> DO THIS: Restate the material word for word and leave out anything that is a picture.

[Data entries]
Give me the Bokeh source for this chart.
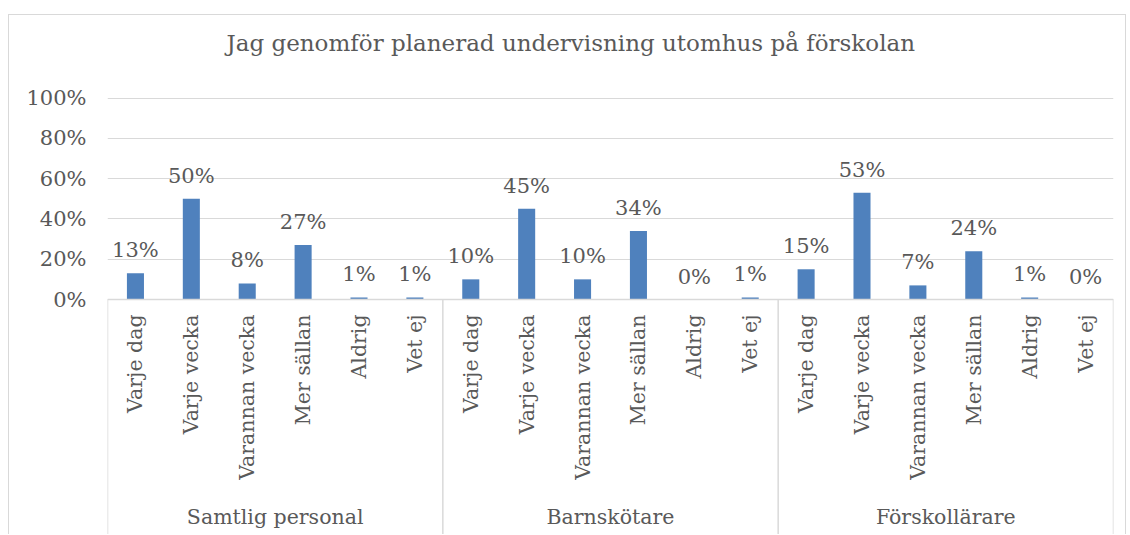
from math import pi
from bokeh.plotting import figure
from bokeh.models import Range1d, FixedTicker, NumeralTickFormatter, ColumnDataSource, InlineStyleSheet
from bokeh.core.properties import value
from bokeh.embed import file_html
from bokeh.resources import INLINE

title_text = "Jag genomför planerad undervisning utomhus på förskolan"
groups = ["Samtlig personal", "Barnskötare", "Förskollärare"]
answers = ["Varje dag", "Varje vecka", "Varannan vecka", "Mer sällan", "Aldrig", "Vet ej"]
samtlig = [0.13, 0.50, 0.08, 0.27, 0.01, 0.01]
barnskotare = [0.10, 0.45, 0.10, 0.34, 0.00, 0.01]
forskollarare = [0.15, 0.53, 0.07, 0.24, 0.01, 0.00]
y_ticks = [0, 0.2, 0.4, 0.6, 0.8, 1.0]

FONT = value("DejaVu Serif")
TXT = "#595959"
LINE = "#d9d9d9"
BAR = "#4f81bd"

series = [samtlig, barnskotare, forskollarare]
xs, tops, cats, labels = [], [], [], []
for gi, vals in enumerate(series):
    for ai, v in enumerate(vals):
        xs.append(gi * len(answers) + ai + 0.5)
        tops.append(v)
        cats.append(answers[ai])
        labels.append(f"{round(v * 100)}%")
n = len(xs)
src = ColumnDataSource(dict(x=xs, top=tops, cat=cats, lab=labels, zero=[0] * n))

px_per_unit = 201.5
y_end = 1 + 2.5 / px_per_unit
y_start = -(236) / px_per_unit

p = figure(width=1118, height=520, output_backend="svg", toolbar_location=None,
           x_range=Range1d(0, n), y_range=Range1d(y_start, y_end),
           x_axis_location=None, min_border_left=98, min_border_right=14,
           min_border_top=80, min_border_bottom=0, outline_line_color=None)
p.stylesheets = [InlineStyleSheet(css=":host { border: 1px solid #d9d9d9 !important; border-bottom: none !important; margin-top: 14px !important; margin-left: 8px !important; }")]

p.title.text = title_text + "\n"
p.title.align = "left"
p.title.offset = 119
p.title.text_font = "DejaVu Serif"
p.title.text_font_size = "23px"
p.title.text_font_style = "normal"
p.title.text_color = TXT
p.title.standoff = 24
p.title.vertical_align = "top"

yax = p.yaxis[0]
yax.ticker = FixedTicker(ticks=y_ticks)
yax.formatter = NumeralTickFormatter(format="0%")
yax.axis_line_color = None
yax.major_tick_line_color = None
yax.minor_tick_line_color = None
yax.major_label_standoff = 15
yax.major_label_text_font = "DejaVu Serif"
yax.major_label_text_font_size = "21px"
yax.major_label_text_color = TXT

p.xgrid.visible = False
p.ygrid.ticker = FixedTicker(ticks=y_ticks)
p.ygrid.grid_line_color = LINE
p.ygrid.grid_line_width = 1

p.vbar(x="x", top="top", width=0.305, source=src, fill_color=BAR, line_color=None)

p.text(x="x", y="top", text="lab", source=src, text_font=FONT, text_font_size="21px",
       text_color=TXT, text_align="center", text_baseline="middle", y_offset=-23)

p.text(x="x", y="zero", text="cat", source=src, text_font=FONT, text_font_size="20.5px",
       text_color=TXT, text_align="right", text_baseline="middle", angle=pi / 2, y_offset=15)

# group separators and group labels
k = len(answers)
sep_x = [i * k for i in range(len(groups) + 1)]
p.segment(x0=sep_x, x1=sep_x, y0=[0] * len(sep_x), y1=[y_start] * len(sep_x), line_color=LINE, line_width=1.5)
p.segment(x0=[0], x1=[n], y0=[0], y1=[0], line_color=LINE, line_width=1.5)
gx = [i * k + k / 2 for i in range(len(groups))]
p.text(x=gx, y=[0] * len(groups), text=groups, text_font=FONT, text_font_size="20.5px",
       text_color=TXT, text_align="center", text_baseline="middle", y_offset=217)

open("out.html", "w").write(file_html(p, INLINE))
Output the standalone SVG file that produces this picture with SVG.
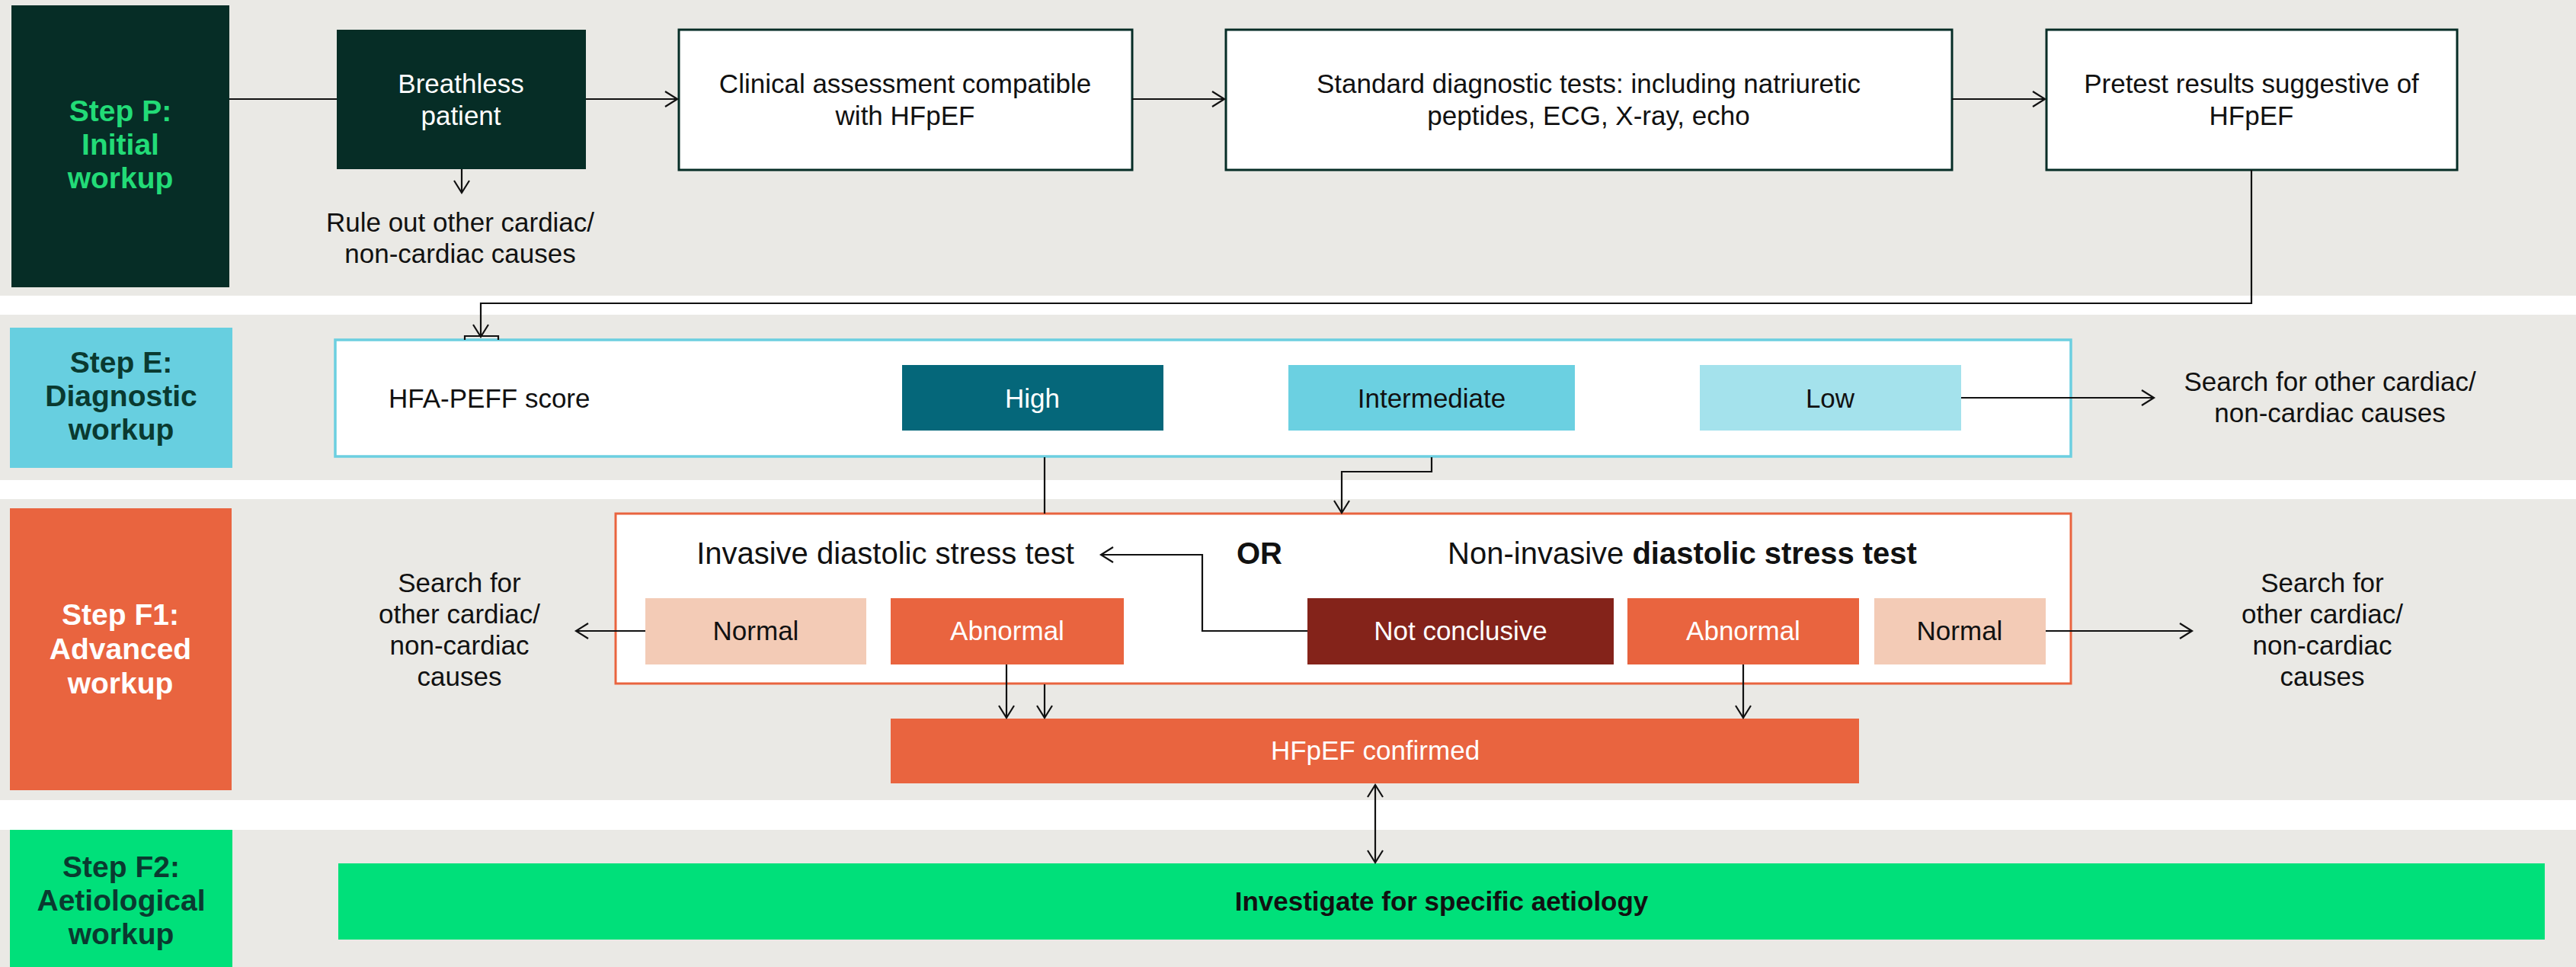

> EXERCISE ANSWER:
Give me the Bokeh source for this chart.
from math import pi
from bokeh.plotting import figure
from bokeh.models import Range1d, FixedTicker, NumeralTickFormatter, ColumnDataSource, InlineStyleSheet
from bokeh.core.properties import value
from bokeh.embed import file_html
from bokeh.resources import INLINE

title_text = "Jag genomför planerad undervisning utomhus på förskolan"
groups = ["Samtlig personal", "Barnskötare", "Förskollärare"]
answers = ["Varje dag", "Varje vecka", "Varannan vecka", "Mer sällan", "Aldrig", "Vet ej"]
samtlig = [0.13, 0.50, 0.08, 0.27, 0.01, 0.01]
barnskotare = [0.10, 0.45, 0.10, 0.34, 0.00, 0.01]
forskollarare = [0.15, 0.53, 0.07, 0.24, 0.01, 0.00]
y_ticks = [0, 0.2, 0.4, 0.6, 0.8, 1.0]

FONT = value("DejaVu Serif")
TXT = "#595959"
LINE = "#d9d9d9"
BAR = "#4f81bd"

series = [samtlig, barnskotare, forskollarare]
xs, tops, cats, labels = [], [], [], []
for gi, vals in enumerate(series):
    for ai, v in enumerate(vals):
        xs.append(gi * len(answers) + ai + 0.5)
        tops.append(v)
        cats.append(answers[ai])
        labels.append(f"{round(v * 100)}%")
n = len(xs)
src = ColumnDataSource(dict(x=xs, top=tops, cat=cats, lab=labels, zero=[0] * n))

px_per_unit = 201.5
y_end = 1 + 2.5 / px_per_unit
y_start = -(236) / px_per_unit

p = figure(width=1118, height=520, output_backend="svg", toolbar_location=None,
           x_range=Range1d(0, n), y_range=Range1d(y_start, y_end),
           x_axis_location=None, min_border_left=98, min_border_right=14,
           min_border_top=80, min_border_bottom=0, outline_line_color=None)
p.stylesheets = [InlineStyleSheet(css=":host { border: 1px solid #d9d9d9 !important; border-bottom: none !important; margin-top: 14px !important; margin-left: 8px !important; }")]

p.title.text = title_text + "\n"
p.title.align = "left"
p.title.offset = 119
p.title.text_font = "DejaVu Serif"
p.title.text_font_size = "23px"
p.title.text_font_style = "normal"
p.title.text_color = TXT
p.title.standoff = 24
p.title.vertical_align = "top"

yax = p.yaxis[0]
yax.ticker = FixedTicker(ticks=y_ticks)
yax.formatter = NumeralTickFormatter(format="0%")
yax.axis_line_color = None
yax.major_tick_line_color = None
yax.minor_tick_line_color = None
yax.major_label_standoff = 15
yax.major_label_text_font = "DejaVu Serif"
yax.major_label_text_font_size = "21px"
yax.major_label_text_color = TXT

p.xgrid.visible = False
p.ygrid.ticker = FixedTicker(ticks=y_ticks)
p.ygrid.grid_line_color = LINE
p.ygrid.grid_line_width = 1

p.vbar(x="x", top="top", width=0.305, source=src, fill_color=BAR, line_color=None)

p.text(x="x", y="top", text="lab", source=src, text_font=FONT, text_font_size="21px",
       text_color=TXT, text_align="center", text_baseline="middle", y_offset=-23)

p.text(x="x", y="zero", text="cat", source=src, text_font=FONT, text_font_size="20.5px",
       text_color=TXT, text_align="right", text_baseline="middle", angle=pi / 2, y_offset=15)

# group separators and group labels
k = len(answers)
sep_x = [i * k for i in range(len(groups) + 1)]
p.segment(x0=sep_x, x1=sep_x, y0=[0] * len(sep_x), y1=[y_start] * len(sep_x), line_color=LINE, line_width=1.5)
p.segment(x0=[0], x1=[n], y0=[0], y1=[0], line_color=LINE, line_width=1.5)
gx = [i * k + k / 2 for i in range(len(groups))]
p.text(x=gx, y=[0] * len(groups), text=groups, text_font=FONT, text_font_size="20.5px",
       text_color=TXT, text_align="center", text_baseline="middle", y_offset=217)

open("out.html", "w").write(file_html(p, INLINE))
Output the standalone SVG file that produces this picture with SVG.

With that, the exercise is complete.